The Commission limited the presumption of need to a defined period and clarified that its approval does not confer a presumption of prudence on supplemental supply costs. Those costs must be reviewed in a future general rate case.
This preserves regulatory oversight as:
- NPA performance data becomes available;
- electrification trends evolve; and
- peak demand assumptions are reassessed through the Interim Regulatory Filing process.
Infrastructure approvals therefore remain subject to continued scrutiny under changing policy and market conditions.
What This Decision Signals
The MEP decision does not halt gas infrastructure expansion. However, it reinforces several principles that may shape future gas planning in Colorado:
- Foundational modeling assumptions require continued validation.

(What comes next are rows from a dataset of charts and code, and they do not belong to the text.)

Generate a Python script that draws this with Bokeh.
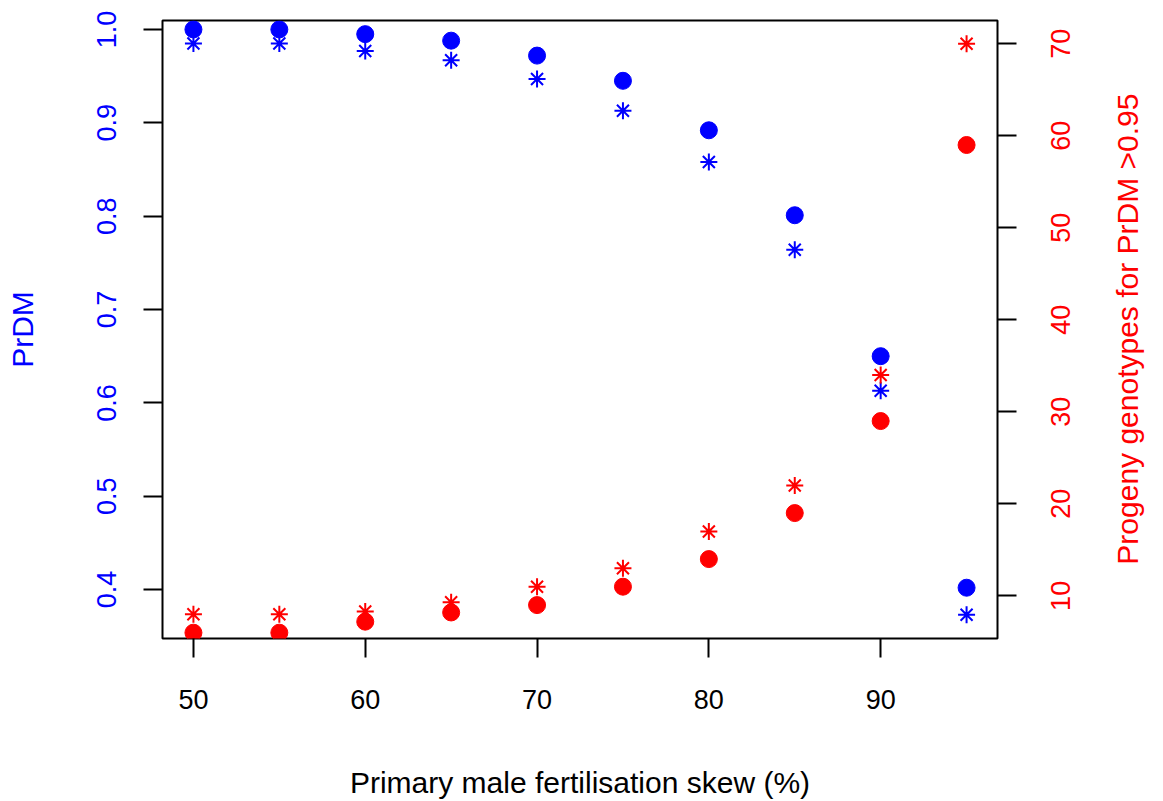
import math
from bokeh.plotting import figure
from bokeh.models import (Range1d, LinearAxis, FixedTicker, PrintfTickFormatter, ColumnDataSource,
                          CustomJSTickFormatter)
from bokeh.embed import file_html
from bokeh.resources import INLINE

# ---- data ----
skew = [50, 55, 60, 65, 70, 75, 80, 85, 90, 95]
prdm_dot = [1.000, 1.000, 0.995, 0.988, 0.972, 0.945, 0.892, 0.801, 0.650, 0.402]
prdm_star = [0.985, 0.985, 0.977, 0.967, 0.947, 0.913, 0.858, 0.764, 0.613, 0.373]
geno_dot = [6, 6, 7.2, 8.2, 9.0, 11, 14, 19, 29, 59]
geno_star = [8, 8, 8.3, 9.3, 11, 13, 17, 22, 34, 70]

x_ticks = [50, 60, 70, 80, 90]
left_ticks = [0.4, 0.5, 0.6, 0.7, 0.8, 0.9, 1.0]
right_ticks = [10, 20, 30, 40, 50, 60, 70]

x_title = "Primary male fertilisation skew (%)"
left_title = "PrDM"
right_title = "Progeny genotypes for PrDM >0.95"

BLUE = "#0000ff"
RED = "#ff0000"
FONT = "Liberation Sans"
TICK_PX = 27
LAB_PX = 30
TICK_FS = f"{TICK_PX}px"
LAB_FS = f"{LAB_PX}px"

X_RANGE = (48.2, 96.8)
Y_RANGE = (0.3476, 1.0096)
Y2_RANGE = (5.37, 72.53)
FRAME_TOP, FRAME_BOTTOM = 20, 639

src = ColumnDataSource(dict(x=skew, pd=prdm_dot, ps=prdm_star, gd=geno_dot, gs=geno_star))

p = figure(width=1163, height=801, output_backend="svg", toolbar_location=None,
           x_range=Range1d(*X_RANGE), y_range=Range1d(*Y_RANGE),
           min_border_left=162, min_border_right=166, min_border_top=FRAME_TOP,
           min_border_bottom=801 - FRAME_BOTTOM)
p.extra_y_ranges = {"geno": Range1d(*Y2_RANGE)}
p.grid.visible = False
p.outline_line_color = "black"
p.outline_line_width = 2
p.background_fill_color = "white"
p.border_fill_color = "white"

def style_axis(ax, color):
    ax.axis_line_color = None
    ax.major_tick_line_color = "black"
    ax.major_tick_line_width = 2
    ax.major_tick_out = 19
    ax.major_tick_in = 0
    ax.minor_tick_line_color = None
    ax.major_label_text_font = FONT
    ax.major_label_text_font_size = TICK_FS
    ax.major_label_text_color = color
    ax.axis_label_text_font = FONT
    ax.axis_label_text_font_size = LAB_FS
    ax.axis_label_text_font_style = "normal"
    ax.axis_label_text_color = color

# bottom axis
xa = p.xaxis[0]
style_axis(xa, "black")
xa.ticker = FixedTicker(ticks=x_ticks)
xa.major_label_standoff = 32
xa.axis_label = x_title
xa.axis_label_standoff = 54

# left axis
ya = p.yaxis[0]
style_axis(ya, BLUE)
ya.ticker = FixedTicker(ticks=left_ticks)
ya.formatter = PrintfTickFormatter(format="%.1f")
ya.major_label_orientation = "vertical"
ya.major_label_standoff = 27
ya.axis_label = left_title
ya.axis_label_standoff = 56

# ---- right side: texts read bottom to top as in the reference ----
units_per_px = (Y2_RANGE[1] - Y2_RANGE[0]) / (FRAME_BOTTOM - FRAME_TOP)

# tick marks (drawn as the "minor" ticks, at the true values) and numbers;
# a rotated label starts at its anchor, so the number's anchor is moved down
# by half the label's length to centre it on its tick
half_num = 0.5 * 2 * 0.556 * TICK_PX * units_per_px
rb = LinearAxis(y_range_name="geno")
style_axis(rb, RED)
rb.major_tick_out = 0
rb.major_tick_line_color = None
rb.minor_tick_out = 19
rb.minor_tick_in = 0
rb.minor_tick_line_color = "black"
rb.minor_tick_line_width = 2
rb.ticker = FixedTicker(ticks=[t - half_num for t in right_ticks], minor_ticks=right_ticks)
rb.formatter = CustomJSTickFormatter(args=dict(d=half_num),
                                     code="return Math.round(tick + d).toFixed(0)")
rb.major_label_orientation = math.pi / 2
rb.major_label_standoff = 44
p.add_layout(rb, "right")

# right-hand title, centred on the frame the same way
title_len_px = 15.702 * LAB_PX
mid = (Y2_RANGE[0] + Y2_RANGE[1]) / 2
rc = LinearAxis(y_range_name="geno")
style_axis(rc, RED)
rc.major_tick_out = 0
rc.major_tick_line_color = None
rc.major_label_text_font_size = LAB_FS
rc.ticker = FixedTicker(ticks=[mid - 0.5 * title_len_px * units_per_px])
rc.formatter = CustomJSTickFormatter(args=dict(t=right_title), code="return t")
rc.major_label_orientation = math.pi / 2
rc.major_label_standoff = 45
p.add_layout(rc, "right")

# marks
p.scatter("x", "pd", source=src, marker="circle", size=17, fill_color=BLUE, line_color=BLUE, line_width=1)
p.scatter("x", "ps", source=src, marker="asterisk", size=17, line_color=BLUE, line_width=2)
p.scatter("x", "gd", source=src, marker="circle", size=17, fill_color=RED, line_color=RED, line_width=1,
          y_range_name="geno")
p.scatter("x", "gs", source=src, marker="asterisk", size=17, line_color=RED, line_width=2,
          y_range_name="geno")

open("out.html", "w").write(file_html(p, INLINE))
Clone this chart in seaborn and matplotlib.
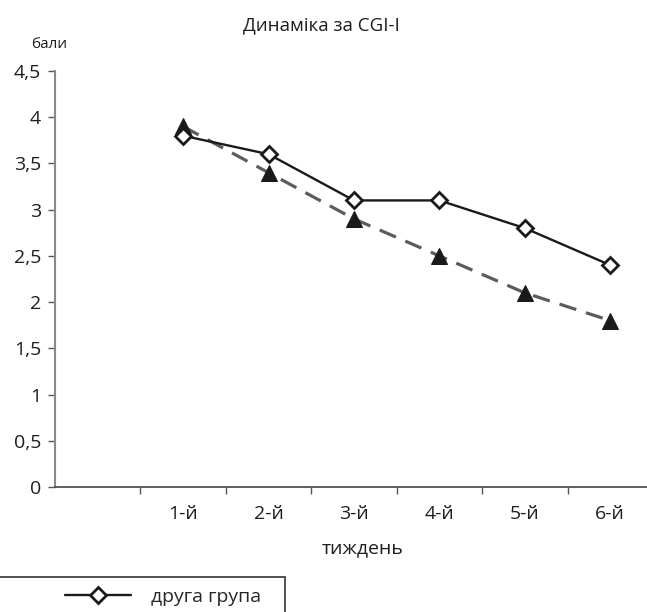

- End-use operational behavior matters in peak forecasting.
- NPAs are integral to reliability strategies.
- Electrification technologies require evaluation in light of actual building stock.
- Infrastructure approval does not eliminate future cost review.
The decision suggests that evaluation of gas infrastructure proposals will entail an increasingly integrated framework—one that considers peak modeling assumptions, demand-side alternatives, electrification pathways, and long-term policy trajectories together.
The MEP proceeding illustrates how peak demand adequacy and decarbonization are increasingly evaluated as interconnected elements of long-term system planning rather than as separate objectives.